On August 28, 2018, the Department of Labor's Wage and Hour Division issued an opinion letter clarifying the permissibility of no-fault attendance policies under the Family and Medical Leave Act (FMLA). Employers frequently use no-fault attendance polices to control employee absenteeism and tardiness; however, such attendance policies can create issues under federal employment laws including the FMLA and Americans with Disabilities Act. The Department of Labor has previously cautioned employers that FMLA-related absences cannot be counted toward an employee's absence limit, and in its most recent opinion letter it found that an employer's no-fault attendance policy that essentially "froze" the number of attendance points an employee had accrued prior to his or her taking leave did not violate the FMLA.

Employers typically implement "no-fault" policies to correct patterns of absence abuse. In doing so, these policies progressively discipline an employee once the employee has accumulated a set number of absences, late arrivals, or early departures. However, when the reason for an employee's absence falls under the FMLA, calculations must exclude the protected FMLA absences.

Under the employer's attendance policy at issue, employees accrued points for both tardiness and absences; however, points were not accrued for protected FMLA absences. After eighteen points, an employee was automatically discharged. After accrual, points remained on an employee's record for twelve months of "active service." As a result, employees who had been on FMLA leave may have had points lingering on their record for longer than twelve months. However, employees using FMLA leave are not entitled to greater benefits than they would otherwise be entitled to receive had they not taken leave. Accordingly, the Department of Labor concluded that the removal of attendance points was a reward for working and thus constitutes an employment benefit so that employees taking FMLA leave did not lose any benefit that accrued prior to taking leave, nor did they accrue any benefit to which they would not otherwise be entitled. Although the employer's policy failed to define "active service," the Department of Labor found that such practices do not violate the FMLA if employees on equivalent types of leave receive the same treatment.
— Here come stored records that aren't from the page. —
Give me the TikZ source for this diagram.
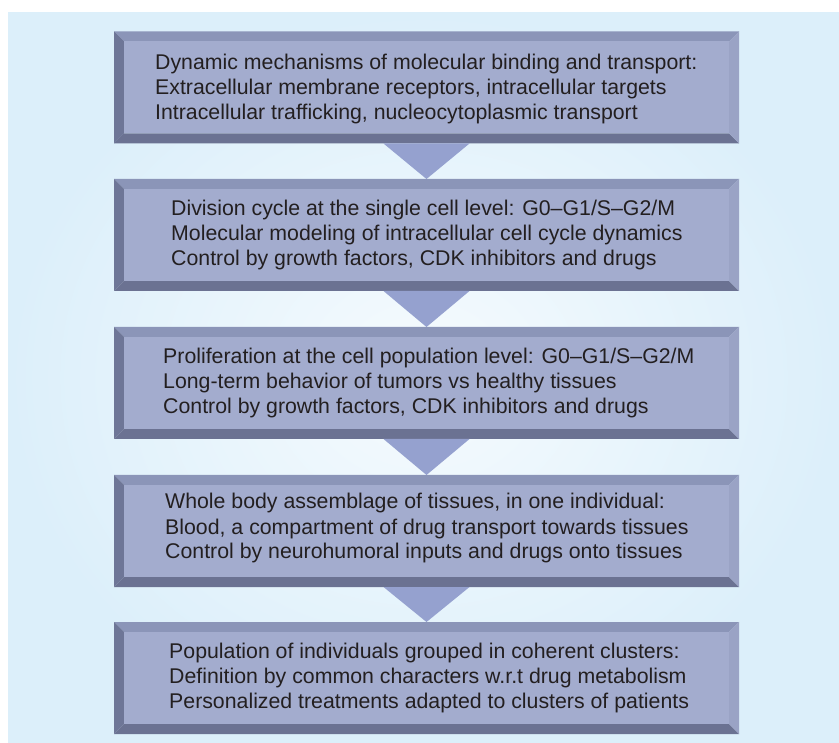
\documentclass[tikz,border=0pt]{standalone}
\usepackage{fontspec}
\setmainfont{Liberation Sans}
\usetikzlibrary{calc}

\definecolor{panelouter}{HTML}{DCEFFA}
\definecolor{panelinner}{HTML}{F6FBFE}
\definecolor{stageface}{HTML}{A3ACCE}
\definecolor{beveltop}{HTML}{8B95B8}
\definecolor{bevelleft}{HTML}{6E7697}
\definecolor{bevelbottom}{HTML}{6B7292}
\definecolor{bevelright}{HTML}{9AA3C5}
\definecolor{pointerblue}{HTML}{95A1CF}
\definecolor{inkgray}{HTML}{231F20}

% three left-aligned lines whose baseline is the first line's baseline
\newcommand\threelines[3]{\vtop{\hbox{#1}\hbox{#2}\hbox{#3}}}

% raised frame around a stage node: four mitred bevel strips and a flat face
\newcommand\bevelframe[1]{%
  \fill[beveltop] (#1.north west) -- (#1.north east) -- ($(#1.north east)+(-10,10)$) -- ($(#1.north west)+(10,10)$) -- cycle;
  \fill[bevelleft] (#1.north west) -- ($(#1.north west)+(10,10)$) -- ($(#1.south west)+(10,-10)$) -- (#1.south west) -- cycle;
  \fill[bevelbottom] (#1.south west) -- ($(#1.south west)+(10,-10)$) -- ($(#1.south east)+(-10,-10)$) -- (#1.south east) -- cycle;
  \fill[bevelright] (#1.north east) -- (#1.south east) -- ($(#1.south east)+(-10,-10)$) -- ($(#1.north east)+(-10,10)$) -- cycle;
  \fill[stageface] ($(#1.north west)+(10,10)$) rectangle ($(#1.south east)+(-10,-10)$);
}

\begin{document}
\begin{tikzpicture}[x=1pt,y=-1pt,
  stage/.style={rectangle, minimum width=625pt, minimum height=112pt, inner sep=0pt, outer sep=0pt},
  stagetext/.style={anchor=base west, inner sep=0pt, text=inkgray, font=\fontsize{21.3}{25}\selectfont},
  pointer/.style={fill=pointerblue}]
\useasboundingbox (0,0) rectangle (839,743);
\shade[inner color=panelinner, outer color=panelouter] (8,13) rectangle (839,742);

% the five stages, top to bottom
\node[stage] (b1) at (426.5,87.5) {};
\node[stage] (b2) at (426.5,235) {};
\node[stage] (b3) at (426.5,383) {};
\node[stage] (b4) at (426.5,531) {};
\node[stage] (b5) at (426.5,678) {};

\bevelframe{b1}
\bevelframe{b2}
\bevelframe{b3}
\bevelframe{b4}
\bevelframe{b5}

% downward pointers between consecutive stages
\fill[pointer] ($(b1.south)+(-43,0)$) -- ($(b1.south)+(43,0)$) -- (b2.north) -- cycle;
\fill[pointer] ($(b2.south)+(-43,0)$) -- ($(b2.south)+(43,0)$) -- (b3.north) -- cycle;
\fill[pointer] ($(b3.south)+(-43,0)$) -- ($(b3.south)+(43,0)$) -- (b4.north) -- cycle;
\fill[pointer] ($(b4.south)+(-43,0)$) -- ($(b4.south)+(43,0)$) -- (b5.north) -- cycle;

\node[stagetext] (t1) at (155,70) {\threelines
  {Dynamic mechanisms of molecular binding and transport:}
  {Extracellular membrane receptors, intracellular targets}
  {Intracellular trafficking, nucleocytoplasmic transport}};
\node[stagetext] (t2) at (171,216) {\threelines
  {Division cycle at the single cell level: G0–G1/S–G2/M}
  {Molecular modeling of intracellular cell cycle dynamics}
  {Control by growth factors, CDK inhibitors and drugs}};
\node[stagetext] (t3) at (163,364) {\threelines
  {Proliferation at the cell population level: G0–G1/S–G2/M}
  {Long-term behavior of tumors vs healthy tissues}
  {Control by growth factors, CDK inhibitors and drugs}};
\node[stagetext] (t4) at (165,509) {\threelines
  {Whole body assemblage of tissues, in one individual:}
  {Blood, a compartment of drug transport towards tissues}
  {Control by neurohumoral inputs and drugs onto tissues}};
\node[stagetext] (t5) at (169,658) {\threelines
  {Population of individuals grouped in coherent clusters:}
  {Definition by common characters w.r.t drug metabolism}
  {Personalized treatments adapted to clusters of patients}};
\end{tikzpicture}
\end{document}
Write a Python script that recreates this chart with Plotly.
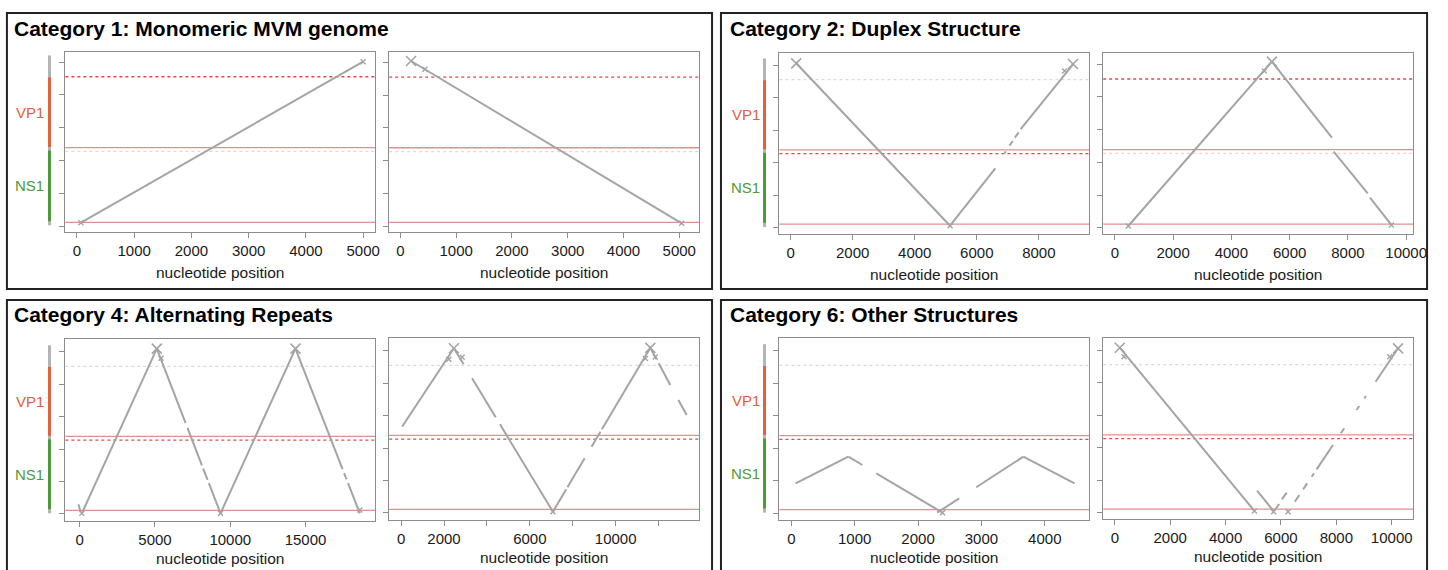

Therefore, an attendance point freezing policy does not violate the FMLA, provided that the employer does not count equivalent types of leave as "active service" under the no-fault attendance policy.

In light of this opinion letter, employers should review their no-fault attendance policy to ensure attendance points are accrued in a manner that complies with the FMLA and that the policy is applied consistently among employees taking leave.